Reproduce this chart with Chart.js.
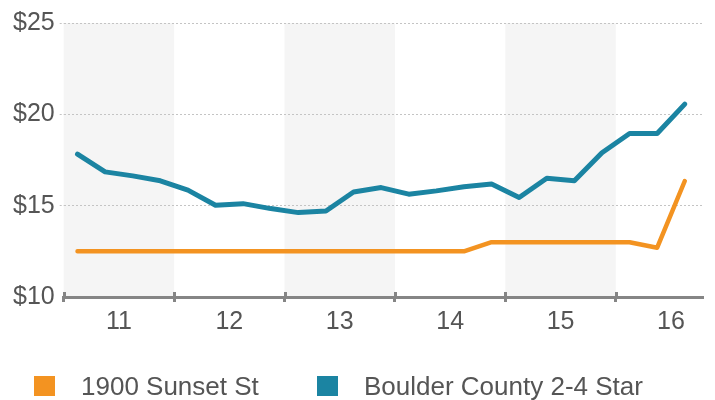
<!DOCTYPE html>
<html>
<head>
<meta charset="utf-8">
<script src="https://cdn.jsdelivr.net/npm/chart.js@4"></script>
<style>
  html, body { margin: 0; padding: 0; background: #fff; }
  #wrap { position: relative; width: 715px; height: 400px; overflow: hidden; }
  #legend { position: absolute; left: 0; top: 0; width: 715px; height: 400px; pointer-events: none; }
  .item { position: absolute; top: 374px; height: 24px; display: flex; align-items: center;
          font-family: "Liberation Sans", Arial, sans-serif; font-size: 26px; color: #555; white-space: nowrap; }
  .sw { width: 21px; height: 20px; margin-right: 26px; flex: none; }
</style>
</head>
<body>
<div id="wrap">
  <canvas id="c" width="715" height="400"></canvas>
  <div id="legend"></div>
</div>
<script>
// ---- data ----
const categories = ['2011 Q1','2011 Q2','2011 Q3','2011 Q4',
                    '2012 Q1','2012 Q2','2012 Q3','2012 Q4',
                    '2013 Q1','2013 Q2','2013 Q3','2013 Q4',
                    '2014 Q1','2014 Q2','2014 Q3','2014 Q4',
                    '2015 Q1','2015 Q2','2015 Q3','2015 Q4',
                    '2016 Q1','2016 Q2','2016 Q3'];
const sunsetValues  = [12.5, 12.5, 12.5, 12.5, 12.5, 12.5, 12.5, 12.5,
                       12.5, 12.5, 12.5, 12.5, 12.5, 12.5, 12.5, 13.0,
                       13.0, 13.0, 13.0, 13.0, 13.0, 12.7, 16.35];
const boulderValues = [17.82, 16.85, 16.63, 16.36, 15.85, 15.02, 15.11, 14.84,
                       14.62, 14.71, 15.75, 15.99, 15.63, 15.81, 16.04, 16.18,
                       15.45, 16.50, 16.36, 17.90, 18.95, 18.95, 20.56];
const seriesNames = ['1900 Sunset St', 'Boulder County 2-4 Star'];
const tickYears  = [2011, 2012, 2013, 2014, 2015, 2016];
const tickLabels = ['11', '12', '13', '14', '15', '16'];
const shadedYears = [2011, 2013, 2015];
const yTicks = [10, 15, 20, 25];

// ---- styles ----
const ORANGE = '#F39321';
const BLUE = '#1B84A2';
const TEXT = '#555555';
const AXIS = '#858585';
const GRID = '#c4c4c4';
const BAND = '#f5f5f5';
const FONT = { family: '"Liberation Sans", Arial, sans-serif', size: 25 };

function toX(cat) {
  const [y, q] = cat.split(' Q');
  return Number(y) + (Number(q) - 0.5) / 4;
}
const sunsetPts = categories.map((c, i) => ({ x: toX(c), y: sunsetValues[i] }));
const boulderPts = categories.map((c, i) => ({ x: toX(c), y: boulderValues[i] }));

const bandPlugin = {
  id: 'bands',
  beforeDraw(chart) {
    const { ctx, chartArea, scales } = chart;
    const xs = scales.x;
    ctx.save();
    ctx.fillStyle = BAND;
    shadedYears.forEach(yr => {
      const x0 = xs.getPixelForValue(yr);
      const x1 = Math.min(xs.getPixelForValue(yr + 1), chartArea.right);
      ctx.fillRect(x0, chartArea.top, x1 - x0, chartArea.bottom - chartArea.top);
    });
    ctx.restore();
  },
  afterDraw(chart) {
    const { ctx, chartArea, scales } = chart;
    const xs = scales.x;
    ctx.save();
    ctx.strokeStyle = AXIS;
    ctx.lineWidth = 3;
    tickYears.forEach(yr => {
      const x = Math.round(xs.getPixelForValue(yr)) + 0.5;
      ctx.beginPath();
      ctx.moveTo(x, chartArea.bottom - 5);
      ctx.lineTo(x, chartArea.bottom);
      ctx.stroke();
    });
    ctx.restore();
  }
};

new Chart(document.getElementById('c'), {
  type: 'line',
  data: {
    datasets: [
      { label: seriesNames[0], data: sunsetPts, borderColor: ORANGE, backgroundColor: ORANGE,
        borderWidth: 4.5, pointRadius: 0, tension: 0, borderJoinStyle: 'round', borderCapStyle: 'round' },
      { label: seriesNames[1], data: boulderPts, borderColor: BLUE, backgroundColor: BLUE,
        borderWidth: 5, pointRadius: 0, tension: 0, borderJoinStyle: 'round', borderCapStyle: 'round' }
    ]
  },
  options: {
    responsive: false,
    animation: false,
    devicePixelRatio: 1,
    layout: { padding: { left: 8, right: 12, top: 23, bottom: 58 } },
    plugins: { legend: { display: false }, tooltip: { enabled: false } },
    scales: {
      x: {
        type: 'linear',
        min: 2011,
        max: 2016.79,
        afterBuildTicks(scale) {
          const t = [];
          tickYears.forEach(y => { t.push({ value: y }); t.push({ value: y + 0.5 }); });
          scale.ticks = t;
        },
        ticks: {
          autoSkip: false, maxRotation: 0, font: FONT, color: TEXT, padding: 5,
          callback(v) {
            if (Number.isInteger(v)) return '';
            return tickLabels[tickYears.indexOf(Math.floor(v))];
          }
        },
        grid: {
          drawOnChartArea: false, drawTicks: true, tickLength: 5, tickWidth: 3,
          tickColor: ctx => (ctx.tick && Number.isInteger(ctx.tick.value)) ? AXIS : 'rgba(0,0,0,0)'
        },
        border: { display: true, color: AXIS, width: 3 }
      },
      y: {
        min: 10, max: 25,
        afterBuildTicks(scale) { scale.ticks = yTicks.map(v => ({ value: v })); },
        ticks: { font: FONT, color: TEXT, padding: 5, callback: v => '$' + v },
        grid: {
          color: ctx => (ctx.tick && ctx.tick.value === 10) ? 'rgba(0,0,0,0)' : GRID,
          lineWidth: 1, tickLength: 4,
          tickColor: ctx => (ctx.tick && ctx.tick.value === 10) ? 'rgba(0,0,0,0)' : GRID,
          tickBorderDash: [2, 2]
        },
        border: { display: false, dash: [2, 2] }
      }
    }
  },
  plugins: [bandPlugin]
});

// HTML legend built from the datasets
const legendLefts = [34, 317];
const legendColors = [ORANGE, BLUE];
const lg = document.getElementById('legend');
seriesNames.forEach((name, i) => {
  const it = document.createElement('div');
  it.className = 'item';
  it.style.left = legendLefts[i] + 'px';
  const sw = document.createElement('span');
  sw.className = 'sw';
  sw.style.background = legendColors[i];
  const tx = document.createElement('span');
  tx.textContent = name;
  it.appendChild(sw); it.appendChild(tx);
  lg.appendChild(it);
});
</script>
</body>
</html>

::::::::

**TASK DIRECTIONS**
Copy the data exactly. Any picture it contains is to be omitted.

**OUTPUT OF THE EXERCISE**
Reproduce this chart with Chart.js.
<!DOCTYPE html>
<html>
<head>
<meta charset="utf-8">
<script src="https://cdn.jsdelivr.net/npm/chart.js@4"></script>
<style>
  html, body { margin: 0; padding: 0; background: #fff; }
  #wrap { position: relative; width: 715px; height: 400px; overflow: hidden; }
  #legend { position: absolute; left: 0; top: 0; width: 715px; height: 400px; pointer-events: none; }
  .item { position: absolute; top: 374px; height: 24px; display: flex; align-items: center;
          font-family: "Liberation Sans", Arial, sans-serif; font-size: 26px; color: #555; white-space: nowrap; }
  .sw { width: 21px; height: 20px; margin-right: 26px; flex: none; }
</style>
</head>
<body>
<div id="wrap">
  <canvas id="c" width="715" height="400"></canvas>
  <div id="legend"></div>
</div>
<script>
// ---- data ----
const categories = ['2011 Q1','2011 Q2','2011 Q3','2011 Q4',
                    '2012 Q1','2012 Q2','2012 Q3','2012 Q4',
                    '2013 Q1','2013 Q2','2013 Q3','2013 Q4',
                    '2014 Q1','2014 Q2','2014 Q3','2014 Q4',
                    '2015 Q1','2015 Q2','2015 Q3','2015 Q4',
                    '2016 Q1','2016 Q2','2016 Q3'];
const sunsetValues  = [12.5, 12.5, 12.5, 12.5, 12.5, 12.5, 12.5, 12.5,
                       12.5, 12.5, 12.5, 12.5, 12.5, 12.5, 12.5, 13.0,
                       13.0, 13.0, 13.0, 13.0, 13.0, 12.7, 16.35];
const boulderValues = [17.82, 16.85, 16.63, 16.36, 15.85, 15.02, 15.11, 14.84,
                       14.62, 14.71, 15.75, 15.99, 15.63, 15.81, 16.04, 16.18,
                       15.45, 16.50, 16.36, 17.90, 18.95, 18.95, 20.56];
const seriesNames = ['1900 Sunset St', 'Boulder County 2-4 Star'];
const tickYears  = [2011, 2012, 2013, 2014, 2015, 2016];
const tickLabels = ['11', '12', '13', '14', '15', '16'];
const shadedYears = [2011, 2013, 2015];
const yTicks = [10, 15, 20, 25];

// ---- styles ----
const ORANGE = '#F39321';
const BLUE = '#1B84A2';
const TEXT = '#555555';
const AXIS = '#858585';
const GRID = '#c4c4c4';
const BAND = '#f5f5f5';
const FONT = { family: '"Liberation Sans", Arial, sans-serif', size: 25 };

function toX(cat) {
  const [y, q] = cat.split(' Q');
  return Number(y) + (Number(q) - 0.5) / 4;
}
const sunsetPts = categories.map((c, i) => ({ x: toX(c), y: sunsetValues[i] }));
const boulderPts = categories.map((c, i) => ({ x: toX(c), y: boulderValues[i] }));

const bandPlugin = {
  id: 'bands',
  beforeDraw(chart) {
    const { ctx, chartArea, scales } = chart;
    const xs = scales.x;
    ctx.save();
    ctx.fillStyle = BAND;
    shadedYears.forEach(yr => {
      const x0 = xs.getPixelForValue(yr);
      const x1 = Math.min(xs.getPixelForValue(yr + 1), chartArea.right);
      ctx.fillRect(x0, chartArea.top, x1 - x0, chartArea.bottom - chartArea.top);
    });
    ctx.restore();
  },
  afterDraw(chart) {
    const { ctx, chartArea, scales } = chart;
    const xs = scales.x;
    ctx.save();
    ctx.strokeStyle = AXIS;
    ctx.lineWidth = 3;
    tickYears.forEach(yr => {
      const x = Math.round(xs.getPixelForValue(yr)) + 0.5;
      ctx.beginPath();
      ctx.moveTo(x, chartArea.bottom - 5);
      ctx.lineTo(x, chartArea.bottom);
      ctx.stroke();
    });
    ctx.restore();
  }
};

new Chart(document.getElementById('c'), {
  type: 'line',
  data: {
    datasets: [
      { label: seriesNames[0], data: sunsetPts, borderColor: ORANGE, backgroundColor: ORANGE,
        borderWidth: 4.5, pointRadius: 0, tension: 0, borderJoinStyle: 'round', borderCapStyle: 'round' },
      { label: seriesNames[1], data: boulderPts, borderColor: BLUE, backgroundColor: BLUE,
        borderWidth: 5, pointRadius: 0, tension: 0, borderJoinStyle: 'round', borderCapStyle: 'round' }
    ]
  },
  options: {
    responsive: false,
    animation: false,
    devicePixelRatio: 1,
    layout: { padding: { left: 8, right: 12, top: 23, bottom: 58 } },
    plugins: { legend: { display: false }, tooltip: { enabled: false } },
    scales: {
      x: {
        type: 'linear',
        min: 2011,
        max: 2016.79,
        afterBuildTicks(scale) {
          const t = [];
          tickYears.forEach(y => { t.push({ value: y }); t.push({ value: y + 0.5 }); });
          scale.ticks = t;
        },
        ticks: {
          autoSkip: false, maxRotation: 0, font: FONT, color: TEXT, padding: 5,
          callback(v) {
            if (Number.isInteger(v)) return '';
            return tickLabels[tickYears.indexOf(Math.floor(v))];
          }
        },
        grid: {
          drawOnChartArea: false, drawTicks: true, tickLength: 5, tickWidth: 3,
          tickColor: ctx => (ctx.tick && Number.isInteger(ctx.tick.value)) ? AXIS : 'rgba(0,0,0,0)'
        },
        border: { display: true, color: AXIS, width: 3 }
      },
      y: {
        min: 10, max: 25,
        afterBuildTicks(scale) { scale.ticks = yTicks.map(v => ({ value: v })); },
        ticks: { font: FONT, color: TEXT, padding: 5, callback: v => '$' + v },
        grid: {
          color: ctx => (ctx.tick && ctx.tick.value === 10) ? 'rgba(0,0,0,0)' : GRID,
          lineWidth: 1, tickLength: 4,
          tickColor: ctx => (ctx.tick && ctx.tick.value === 10) ? 'rgba(0,0,0,0)' : GRID,
          tickBorderDash: [2, 2]
        },
        border: { display: false, dash: [2, 2] }
      }
    }
  },
  plugins: [bandPlugin]
});

// HTML legend built from the datasets
const legendLefts = [34, 317];
const legendColors = [ORANGE, BLUE];
const lg = document.getElementById('legend');
seriesNames.forEach((name, i) => {
  const it = document.createElement('div');
  it.className = 'item';
  it.style.left = legendLefts[i] + 'px';
  const sw = document.createElement('span');
  sw.className = 'sw';
  sw.style.background = legendColors[i];
  const tx = document.createElement('span');
  tx.textContent = name;
  it.appendChild(sw); it.appendChild(tx);
  lg.appendChild(it);
});
</script>
</body>
</html>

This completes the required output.